(Bloomberg) -- Michael Novogratz, the billionaire cryptocurrency investor who heads Galaxy Digital Holdings Ltd., cautioned against assuming that Bitcoin’s recent outperformance to stocks suggests the digital token is becoming an uncorrelated asset.
“If in two or three weeks, you see Bitcoin higher than $45,000 with stocks here or lower, then you’ll say something really special is going on,” Michael Novogratz said during KBW’s fintech conference Thursday. “One week is not enough to call a breakdown in correlation.”
Bitcoin fell Thursday for the first time in four trading sessions as speculation eased that more people would turn to cryptocurrencies to better control their wealth with nations imposing sanctions on Russia because of its attack on Ukraine. Bitcoin fell about 3.8% to $42,400 as of 12:45 p.m. in New York.

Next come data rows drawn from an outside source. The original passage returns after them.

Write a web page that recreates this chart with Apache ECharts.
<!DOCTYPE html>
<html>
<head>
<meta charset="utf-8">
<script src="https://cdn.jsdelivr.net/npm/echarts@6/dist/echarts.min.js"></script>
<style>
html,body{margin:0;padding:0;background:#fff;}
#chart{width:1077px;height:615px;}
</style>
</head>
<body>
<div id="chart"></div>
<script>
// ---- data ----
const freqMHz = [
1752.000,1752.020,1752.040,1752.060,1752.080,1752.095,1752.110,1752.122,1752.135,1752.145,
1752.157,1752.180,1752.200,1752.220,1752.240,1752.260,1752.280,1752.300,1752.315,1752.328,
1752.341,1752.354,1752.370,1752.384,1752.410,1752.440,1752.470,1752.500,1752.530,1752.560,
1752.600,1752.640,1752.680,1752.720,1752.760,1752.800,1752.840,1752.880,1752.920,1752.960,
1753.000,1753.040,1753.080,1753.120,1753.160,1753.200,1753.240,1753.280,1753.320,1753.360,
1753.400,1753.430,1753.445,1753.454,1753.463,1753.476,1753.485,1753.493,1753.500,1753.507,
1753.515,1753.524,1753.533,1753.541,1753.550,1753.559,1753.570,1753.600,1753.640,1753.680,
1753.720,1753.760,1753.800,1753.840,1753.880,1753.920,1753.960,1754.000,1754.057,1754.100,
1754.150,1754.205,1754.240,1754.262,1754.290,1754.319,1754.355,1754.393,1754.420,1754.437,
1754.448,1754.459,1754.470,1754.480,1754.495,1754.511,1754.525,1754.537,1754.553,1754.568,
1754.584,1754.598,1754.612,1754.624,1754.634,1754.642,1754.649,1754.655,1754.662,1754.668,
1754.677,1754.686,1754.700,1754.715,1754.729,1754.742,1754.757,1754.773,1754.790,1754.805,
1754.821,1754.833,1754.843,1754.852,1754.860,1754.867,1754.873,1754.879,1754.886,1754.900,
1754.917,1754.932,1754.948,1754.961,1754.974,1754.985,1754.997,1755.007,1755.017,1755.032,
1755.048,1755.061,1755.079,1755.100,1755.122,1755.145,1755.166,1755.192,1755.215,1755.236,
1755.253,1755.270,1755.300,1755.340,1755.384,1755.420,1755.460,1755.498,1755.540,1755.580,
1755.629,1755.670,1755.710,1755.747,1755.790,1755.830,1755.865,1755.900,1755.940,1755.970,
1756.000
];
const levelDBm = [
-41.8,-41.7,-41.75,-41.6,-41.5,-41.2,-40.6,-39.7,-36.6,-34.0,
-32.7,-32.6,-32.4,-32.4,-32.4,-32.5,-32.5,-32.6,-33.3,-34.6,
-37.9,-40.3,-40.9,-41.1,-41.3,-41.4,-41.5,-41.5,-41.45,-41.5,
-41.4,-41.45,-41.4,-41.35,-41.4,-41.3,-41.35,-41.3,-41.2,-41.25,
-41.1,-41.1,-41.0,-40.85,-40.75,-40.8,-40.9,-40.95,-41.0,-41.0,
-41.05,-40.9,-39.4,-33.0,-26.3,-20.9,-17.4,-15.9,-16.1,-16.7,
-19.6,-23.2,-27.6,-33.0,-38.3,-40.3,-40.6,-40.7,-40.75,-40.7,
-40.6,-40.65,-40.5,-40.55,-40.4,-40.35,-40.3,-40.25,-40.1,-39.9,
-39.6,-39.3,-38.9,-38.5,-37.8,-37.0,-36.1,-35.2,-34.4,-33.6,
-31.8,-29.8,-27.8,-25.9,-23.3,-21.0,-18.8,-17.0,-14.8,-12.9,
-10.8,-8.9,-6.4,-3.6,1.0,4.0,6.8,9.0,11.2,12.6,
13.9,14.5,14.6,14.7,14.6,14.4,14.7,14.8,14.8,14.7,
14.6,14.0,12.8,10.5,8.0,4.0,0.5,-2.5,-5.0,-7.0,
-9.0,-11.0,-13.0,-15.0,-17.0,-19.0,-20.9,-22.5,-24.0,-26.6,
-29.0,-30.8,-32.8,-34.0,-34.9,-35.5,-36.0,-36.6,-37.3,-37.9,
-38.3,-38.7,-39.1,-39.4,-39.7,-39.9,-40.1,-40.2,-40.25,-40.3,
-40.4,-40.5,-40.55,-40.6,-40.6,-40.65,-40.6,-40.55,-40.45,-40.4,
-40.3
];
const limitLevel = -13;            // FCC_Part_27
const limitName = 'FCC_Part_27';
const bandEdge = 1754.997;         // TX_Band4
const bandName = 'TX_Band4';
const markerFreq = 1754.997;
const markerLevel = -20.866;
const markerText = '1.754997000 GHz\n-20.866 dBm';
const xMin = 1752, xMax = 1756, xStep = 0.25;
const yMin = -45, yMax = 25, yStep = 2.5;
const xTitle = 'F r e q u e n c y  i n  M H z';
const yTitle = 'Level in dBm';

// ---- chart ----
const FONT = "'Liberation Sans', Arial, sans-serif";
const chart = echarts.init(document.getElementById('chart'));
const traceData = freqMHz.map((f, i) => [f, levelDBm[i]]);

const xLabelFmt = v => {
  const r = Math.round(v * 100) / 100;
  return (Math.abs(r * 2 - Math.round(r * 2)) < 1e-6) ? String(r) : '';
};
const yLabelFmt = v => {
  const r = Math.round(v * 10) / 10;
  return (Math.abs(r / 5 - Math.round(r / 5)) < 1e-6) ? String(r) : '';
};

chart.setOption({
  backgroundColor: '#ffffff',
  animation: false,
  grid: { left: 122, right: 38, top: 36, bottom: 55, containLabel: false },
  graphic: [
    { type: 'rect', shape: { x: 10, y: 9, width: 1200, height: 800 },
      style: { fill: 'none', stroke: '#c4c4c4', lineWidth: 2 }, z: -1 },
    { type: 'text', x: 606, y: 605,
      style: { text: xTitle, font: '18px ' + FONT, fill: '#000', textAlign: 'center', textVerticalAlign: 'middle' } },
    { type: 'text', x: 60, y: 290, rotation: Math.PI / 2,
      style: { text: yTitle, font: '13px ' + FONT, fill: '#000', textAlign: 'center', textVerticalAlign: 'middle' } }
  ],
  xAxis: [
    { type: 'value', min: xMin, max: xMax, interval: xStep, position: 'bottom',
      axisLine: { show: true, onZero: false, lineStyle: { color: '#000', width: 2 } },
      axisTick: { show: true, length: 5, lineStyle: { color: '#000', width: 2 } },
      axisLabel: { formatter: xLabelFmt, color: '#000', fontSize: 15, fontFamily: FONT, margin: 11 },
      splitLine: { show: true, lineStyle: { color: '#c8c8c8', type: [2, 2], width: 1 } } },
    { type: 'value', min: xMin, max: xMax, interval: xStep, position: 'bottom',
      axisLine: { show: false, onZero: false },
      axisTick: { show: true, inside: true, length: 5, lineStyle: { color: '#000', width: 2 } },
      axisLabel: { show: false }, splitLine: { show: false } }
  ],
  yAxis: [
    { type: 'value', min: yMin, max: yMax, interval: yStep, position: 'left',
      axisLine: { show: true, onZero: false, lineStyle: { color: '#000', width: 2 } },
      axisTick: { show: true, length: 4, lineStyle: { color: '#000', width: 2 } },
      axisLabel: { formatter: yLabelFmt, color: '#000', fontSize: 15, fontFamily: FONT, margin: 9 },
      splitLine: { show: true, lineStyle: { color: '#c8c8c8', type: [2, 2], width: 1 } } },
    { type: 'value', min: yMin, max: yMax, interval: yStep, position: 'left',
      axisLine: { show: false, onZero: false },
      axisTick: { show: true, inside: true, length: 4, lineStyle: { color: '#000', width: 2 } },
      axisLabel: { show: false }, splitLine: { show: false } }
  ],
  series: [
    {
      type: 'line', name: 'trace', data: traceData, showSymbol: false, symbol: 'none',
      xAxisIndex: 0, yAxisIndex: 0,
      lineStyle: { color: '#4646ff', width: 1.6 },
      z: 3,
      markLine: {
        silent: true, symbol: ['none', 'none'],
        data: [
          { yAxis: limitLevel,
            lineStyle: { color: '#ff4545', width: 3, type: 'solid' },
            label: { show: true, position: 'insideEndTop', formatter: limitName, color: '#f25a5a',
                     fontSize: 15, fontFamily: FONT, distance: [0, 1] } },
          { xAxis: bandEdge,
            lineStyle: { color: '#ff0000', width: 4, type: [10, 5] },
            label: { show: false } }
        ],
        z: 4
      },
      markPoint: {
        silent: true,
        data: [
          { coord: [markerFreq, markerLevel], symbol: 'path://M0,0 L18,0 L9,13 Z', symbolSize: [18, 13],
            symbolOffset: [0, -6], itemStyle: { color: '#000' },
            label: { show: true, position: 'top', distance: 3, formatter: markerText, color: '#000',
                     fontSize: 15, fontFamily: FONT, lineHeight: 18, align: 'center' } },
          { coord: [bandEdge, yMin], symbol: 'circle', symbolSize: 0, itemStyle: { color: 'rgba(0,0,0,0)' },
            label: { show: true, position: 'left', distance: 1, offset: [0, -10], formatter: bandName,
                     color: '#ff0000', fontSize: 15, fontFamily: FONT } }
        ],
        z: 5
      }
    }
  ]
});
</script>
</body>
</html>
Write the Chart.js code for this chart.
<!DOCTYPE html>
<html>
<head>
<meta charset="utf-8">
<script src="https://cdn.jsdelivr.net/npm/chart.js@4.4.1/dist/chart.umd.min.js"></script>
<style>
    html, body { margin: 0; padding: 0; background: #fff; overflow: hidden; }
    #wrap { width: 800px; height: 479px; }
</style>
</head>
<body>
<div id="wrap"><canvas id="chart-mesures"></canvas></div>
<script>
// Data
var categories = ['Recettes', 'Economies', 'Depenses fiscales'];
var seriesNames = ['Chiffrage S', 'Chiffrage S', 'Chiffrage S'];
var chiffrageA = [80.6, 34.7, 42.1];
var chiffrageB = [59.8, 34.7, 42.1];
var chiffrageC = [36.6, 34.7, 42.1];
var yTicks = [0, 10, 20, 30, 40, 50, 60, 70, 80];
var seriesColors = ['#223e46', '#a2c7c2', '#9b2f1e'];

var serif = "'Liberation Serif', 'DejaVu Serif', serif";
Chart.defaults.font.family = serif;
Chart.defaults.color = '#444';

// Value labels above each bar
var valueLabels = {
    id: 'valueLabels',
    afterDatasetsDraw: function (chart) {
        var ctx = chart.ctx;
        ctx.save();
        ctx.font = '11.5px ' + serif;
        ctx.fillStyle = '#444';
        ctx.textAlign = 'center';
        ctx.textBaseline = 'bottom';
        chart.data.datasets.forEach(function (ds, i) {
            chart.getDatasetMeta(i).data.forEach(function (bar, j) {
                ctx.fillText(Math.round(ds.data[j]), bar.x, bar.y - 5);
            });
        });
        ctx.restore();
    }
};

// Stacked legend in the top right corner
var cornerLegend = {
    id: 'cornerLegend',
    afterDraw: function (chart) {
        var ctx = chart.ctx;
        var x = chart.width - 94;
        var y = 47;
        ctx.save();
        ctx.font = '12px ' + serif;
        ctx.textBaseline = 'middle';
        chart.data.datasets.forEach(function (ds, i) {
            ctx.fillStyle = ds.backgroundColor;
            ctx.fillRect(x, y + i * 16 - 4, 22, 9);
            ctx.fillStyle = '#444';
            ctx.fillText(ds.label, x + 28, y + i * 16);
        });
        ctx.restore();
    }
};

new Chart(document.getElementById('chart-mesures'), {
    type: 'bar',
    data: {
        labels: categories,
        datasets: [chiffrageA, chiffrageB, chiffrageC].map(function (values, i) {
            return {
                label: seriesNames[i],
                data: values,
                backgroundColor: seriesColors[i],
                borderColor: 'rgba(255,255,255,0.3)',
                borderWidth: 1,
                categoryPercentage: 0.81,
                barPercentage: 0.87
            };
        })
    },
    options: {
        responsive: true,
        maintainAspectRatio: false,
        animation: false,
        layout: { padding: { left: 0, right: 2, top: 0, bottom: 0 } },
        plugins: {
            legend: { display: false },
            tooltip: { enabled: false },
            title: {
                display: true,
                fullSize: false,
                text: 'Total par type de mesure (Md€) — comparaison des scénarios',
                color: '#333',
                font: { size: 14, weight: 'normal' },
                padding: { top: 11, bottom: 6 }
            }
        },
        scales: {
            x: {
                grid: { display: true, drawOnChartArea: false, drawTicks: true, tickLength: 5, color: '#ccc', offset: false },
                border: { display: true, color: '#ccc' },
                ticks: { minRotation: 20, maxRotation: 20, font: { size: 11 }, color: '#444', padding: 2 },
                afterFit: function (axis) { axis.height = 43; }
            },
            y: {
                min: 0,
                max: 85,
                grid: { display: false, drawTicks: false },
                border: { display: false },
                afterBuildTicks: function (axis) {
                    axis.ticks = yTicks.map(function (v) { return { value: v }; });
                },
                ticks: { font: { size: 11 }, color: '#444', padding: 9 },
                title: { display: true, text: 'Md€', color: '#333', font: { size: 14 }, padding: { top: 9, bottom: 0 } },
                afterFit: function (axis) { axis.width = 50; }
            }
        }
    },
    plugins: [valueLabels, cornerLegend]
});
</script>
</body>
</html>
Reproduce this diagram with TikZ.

The largest digital asset by market value has demonstrated a close relationship with U.S. stock indices in recent months. A 50-day correlation between the S&P 500 and Bitcoin ticked up slightly on Thursday to 0.51, but is still down from its year-to-date peak of 0.64.
Other crypto advocates have been quick to seize on the narrative that Bitcoin is at a turning point.
“That correlation has an opportunity to decouple,” says Sven Henrich, founder of markets analysis website NorthmanTrader. He sees Bitcoin continuing to operate as a risk asset in the short-term, but a safe haven in the long haul.
A rise in trading volumes using Russia’s ruble and Ukraine’s hryvnia had suggested to some observers that Russians and Ukrainians could be seeking to move capital as sanctions take an economic toll in the region. It also raised speculation that digital assets could be used to circumvent monetary sanctions.